Data Science I: Visualization
How can one summarize information and data and convey its meaning to others? What is an effective data visualization? What is an ineffective or dishonest one? And, for that matter, what is data? This course will explore these questions by introducing students to the broad field of information visualization. Students will learn about different types of visualizations that may be used to explore variation and covariation, the evolution of processes through time and space, and representing parts of a whole. Much of the work of this course will be carried out using computers and the R programming language, but we will also explore non-computational approaches to visualization. Students will develop skills in data collection, data cleaning, and creating different types of data visualizations (e.g. bar charts, scatter plots, density plots, heat maps, violin plots, time series, and interactive graphics) and effective data communication while working on problems and case studies inspired by and based on real-world questions. We will also critique and reflect upon data visualizations in our daily lives. Students will also gain familiarity with descriptive statistics and ways to organize and summarize categorical and numerical data to pick out key information.

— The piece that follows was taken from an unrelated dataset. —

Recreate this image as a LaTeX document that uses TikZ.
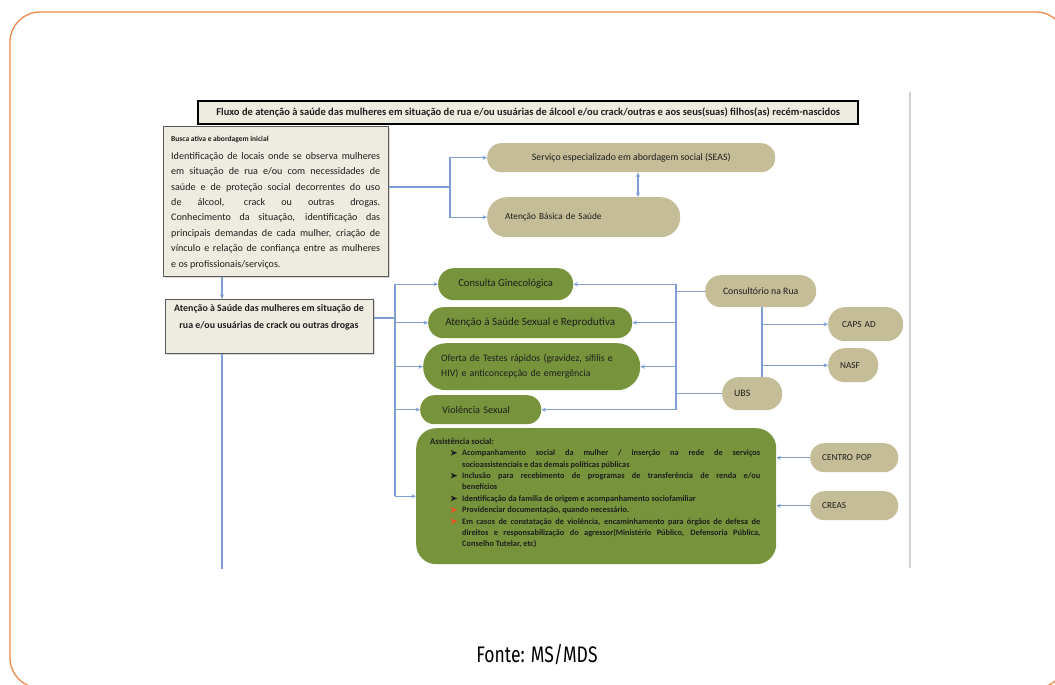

This course is designed to serve as an introduction to programming in R. Students will learn to gain insight from data, to use literate programming and version control so that these insights are reproducible by others, and to develop code collaboratively. Students who successfully complete this course will be able to work with large data sets, transform those data, and implement effective visualizations. Throughout the course we will be using GitHub, ggplot2, Rmarkdown, gganimate, RShiny and the tidyverse packages for data manipulation. This course is intended to appeal to a wide range of students. The skills and habits of mind taught in this course are applicable not only in the sciences and social sciences, but in almost all fields. Evaluation will be based on several short homework and lab assignments, participation in in-class activities, and a final project.